PROVIDED MATERIAL:
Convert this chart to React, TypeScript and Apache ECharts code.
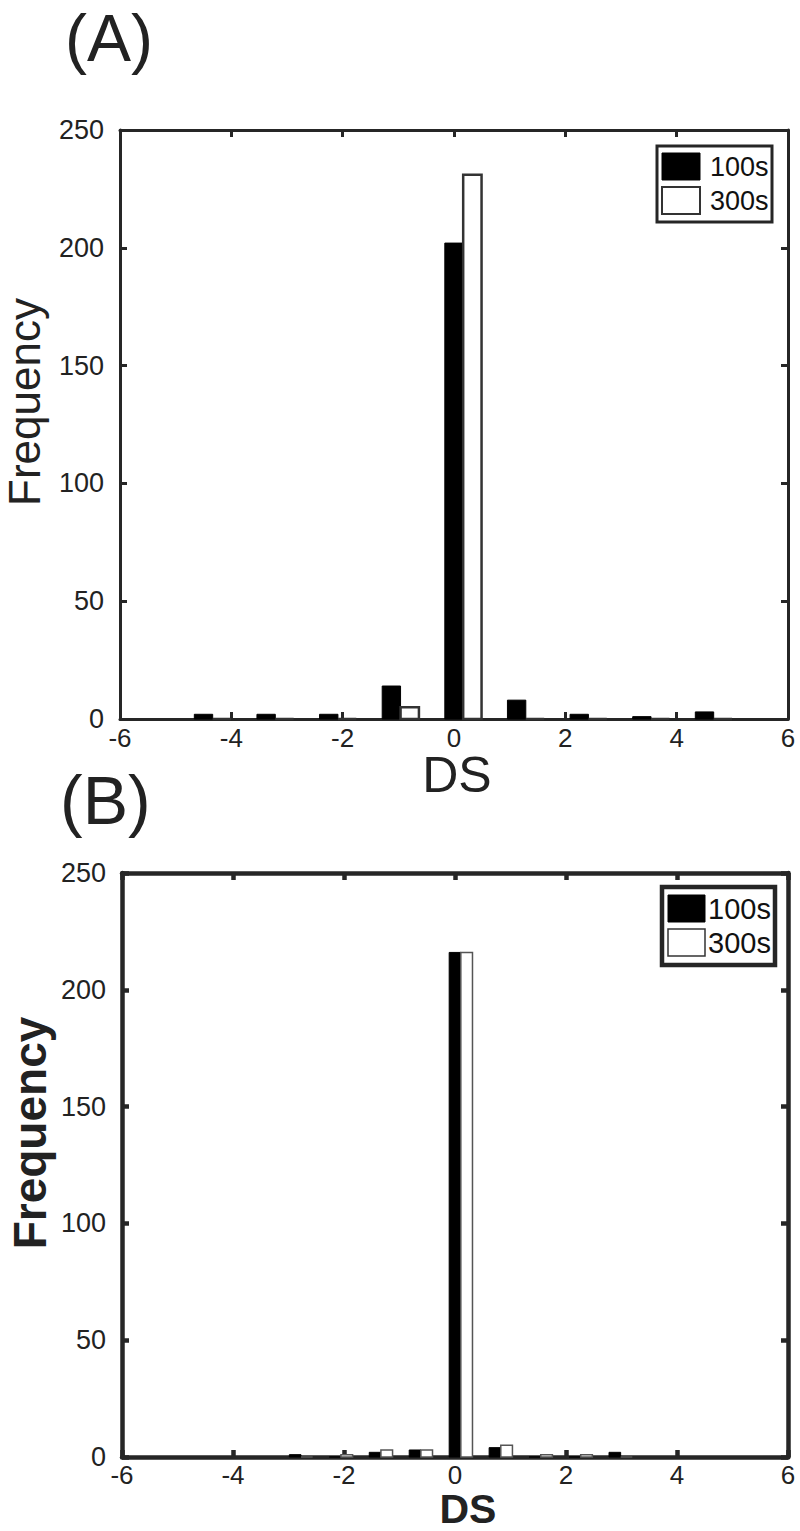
import React, { useEffect, useRef } from "react";
import * as echarts from "echarts";

// ---- data ----
const binCentersA = [-4.5, -3.375, -2.25, -1.125, 0, 1.125, 2.25, 3.375, 4.5];
const freq100sA = [2, 2, 2, 14, 202, 8, 2, 1, 3];
const freq300sA = [0, 0, 0, 5, 231, 0, 0, 0, 0];

const binCentersB = [-2.88, -2.16, -1.44, -0.72, 0, 0.72, 1.44, 2.16, 2.88];
const freq100sB = [1, 0, 2, 3, 216, 4, 0, 0, 2];
const freq300sB = [0, 1, 3, 3, 216, 5, 1, 1, 0];

const xTicks = [-6, -4, -2, 0, 2, 4, 6];
const yTicks = [0, 50, 100, 150, 200, 250];
const legendNames = ["100s", "300s"];

const FONT = "'Liberation Sans', Arial, Helvetica, sans-serif";

function makeRender(w: number, shift: number, fill: string, stroke: string, lw: number) {
  return (params: any, api: any) => {
    const x = api.value(0);
    const y = api.value(1);
    const p0 = api.coord([x + shift - w / 2, 0]);
    const p1 = api.coord([x + shift + w / 2, y]);
    return {
      type: "rect",
      shape: { x: p0[0], y: p1[1], width: p1[0] - p0[0], height: p0[1] - p1[1] },
      style: { fill, stroke, lineWidth: lw },
    };
  };
}

function pairs(xs: number[], ys: number[]) {
  return xs.map((x, i) => [x, ys[i]]);
}

export default function App() {
  const ref = useRef<HTMLDivElement>(null);
  useEffect(() => {
    document.body.style.margin = "0";
    const chart = echarts.init(ref.current!, null, { renderer: "svg" });

    const axisColor = "#262626";
    const mkX = (grid: number, pos: "bottom" | "top", lw: number, labels: boolean, margin: number) => ({
      type: "value",
      gridIndex: grid,
      position: pos,
      min: xTicks[0],
      max: xTicks[xTicks.length - 1],
      interval: 2,
      axisLine: { show: true, onZero: false, lineStyle: { color: axisColor, width: lw } },
      axisTick: { show: true, inside: true, length: 7, lineStyle: { color: axisColor, width: lw } },
      axisLabel: {
        show: labels,
        color: "#222",
        fontSize: 26,
        fontFamily: FONT,
        margin,
        lineHeight: 20,
      },
      splitLine: { show: false },
    });
    const mkY = (grid: number, pos: "left" | "right", lw: number, labels: boolean) => ({
      type: "value",
      gridIndex: grid,
      position: pos,
      min: yTicks[0],
      max: yTicks[yTicks.length - 1],
      interval: 50,
      axisLine: { show: true, onZero: false, lineStyle: { color: axisColor, width: lw } },
      axisTick: { show: true, inside: true, length: 7, lineStyle: { color: axisColor, width: lw } },
      axisLabel: {
        show: labels,
        color: "#222",
        fontSize: 27,
        fontFamily: FONT,
        margin: 16,
        padding: [0, 0, 15, 0],
      },
      splitLine: { show: false },
    });

    const wA = 0.33;
    const wB = 0.21;

    const legend = (
      bx: number, by: number, bw: number, bh: number, blw: number,
      sx: number, sw: number, s1y: number, s2y: number, sh: number, wlw: number,
      tx: number, fs: number
    ) => [
      { type: "rect", shape: { x: bx, y: by, width: bw, height: bh }, style: { fill: "#fff", stroke: "#262626", lineWidth: blw } },
      { type: "rect", shape: { x: sx, y: s1y, width: sw, height: sh }, style: { fill: "#000", stroke: "#000", lineWidth: 1 } },
      { type: "rect", shape: { x: sx, y: s2y, width: sw, height: sh }, style: { fill: "#fff", stroke: "#333", lineWidth: wlw } },
      { type: "text", x: tx, y: s1y + sh / 2, style: { text: legendNames[0], fontSize: fs, lineHeight: fs * 0.9, fontFamily: FONT, fill: "#111", align: "left", verticalAlign: "middle" } },
      { type: "text", x: tx, y: s2y + sh / 2, style: { text: legendNames[1], fontSize: fs, lineHeight: fs * 0.9, fontFamily: FONT, fill: "#111", align: "left", verticalAlign: "middle" } },
    ];

    chart.setOption({
      animation: false,
      backgroundColor: "#fff",
      grid: [
        { left: 120, top: 130, width: 668, height: 589 },
        { left: 122, top: 873, width: 666, height: 584 },
      ],
      xAxis: [mkX(0, "bottom", 3, true, 9), mkX(0, "top", 3, false, 9), mkX(1, "bottom", 4.5, true, 8), mkX(1, "top", 4.5, false, 8)],
      yAxis: [mkY(0, "left", 3, true), mkY(0, "right", 3, false), mkY(1, "left", 4.5, true), mkY(1, "right", 4.5, false)],
      series: [
        {
          type: "custom", name: "100s", xAxisIndex: 0, yAxisIndex: 0,
          renderItem: makeRender(wA, 0, "#000", "#000", 1),
          data: pairs(binCentersA, freq100sA), z: 1,
        },
        {
          type: "custom", name: "300s", xAxisIndex: 0, yAxisIndex: 0,
          renderItem: makeRender(wA, wA, "#fff", "#333", 2.5),
          data: pairs(binCentersA, freq300sA), z: 1,
        },
        {
          type: "custom", name: "100s", xAxisIndex: 2, yAxisIndex: 2,
          renderItem: makeRender(wB, 0, "#000", "#000", 1),
          data: pairs(binCentersB, freq100sB), z: 1,
        },
        {
          type: "custom", name: "300s", xAxisIndex: 2, yAxisIndex: 2,
          renderItem: makeRender(wB, wB, "#fff", "#555", 1.5),
          data: pairs(binCentersB, freq300sB), z: 1,
        },
      ],
      graphic: [
        { type: "text", x: 65, y: 38, style: { text: "(A)", fontSize: 66, lineHeight: 60, fontFamily: FONT, fill: "#222", align: "left", verticalAlign: "middle" } },
        { type: "text", x: 60, y: 800, style: { text: "(B)", fontSize: 68, lineHeight: 60, fontFamily: FONT, fill: "#222", align: "left", verticalAlign: "middle" } },
        { type: "text", x: 24, y: 402, rotation: Math.PI / 2, style: { text: "Frequency", fontSize: 44, fontFamily: FONT, fill: "#222", align: "center", verticalAlign: "middle" } },
        { type: "text", x: 457, y: 775, style: { text: "DS", fontSize: 50, lineHeight: 36, fontFamily: FONT, fill: "#222", align: "center", verticalAlign: "middle" } },
        { type: "text", x: 30, y: 1133, rotation: Math.PI / 2, style: { text: "Frequency", fontSize: 46, fontWeight: "bold", fontFamily: FONT, fill: "#222", align: "center", verticalAlign: "middle" } },
        { type: "text", x: 468, y: 1509, style: { text: "DS", fontSize: 41, lineHeight: 28, fontWeight: "bold", fontFamily: FONT, fill: "#222", align: "center", verticalAlign: "middle" } },
        ...legend(657, 146, 115, 76, 3, 662, 38, 153, 187, 27, 2, 710, 27),
        ...legend(662, 887, 113, 78, 4.5, 668, 37, 895, 929, 27, 1.5, 708, 29),
      ],
    });
    return () => chart.dispose();
  }, []);
  return <div ref={ref} style={{ width: 800, height: 1531 }} />;
}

WHAT TO DO: Each line from the top of the material through the line containing "import * as" should be reproduced exactly; please drop any images.

EXERCISE ANSWER:
Convert this chart to React, TypeScript and Apache ECharts code.
import React, { useEffect, useRef } from "react";
import * as echarts from "echarts";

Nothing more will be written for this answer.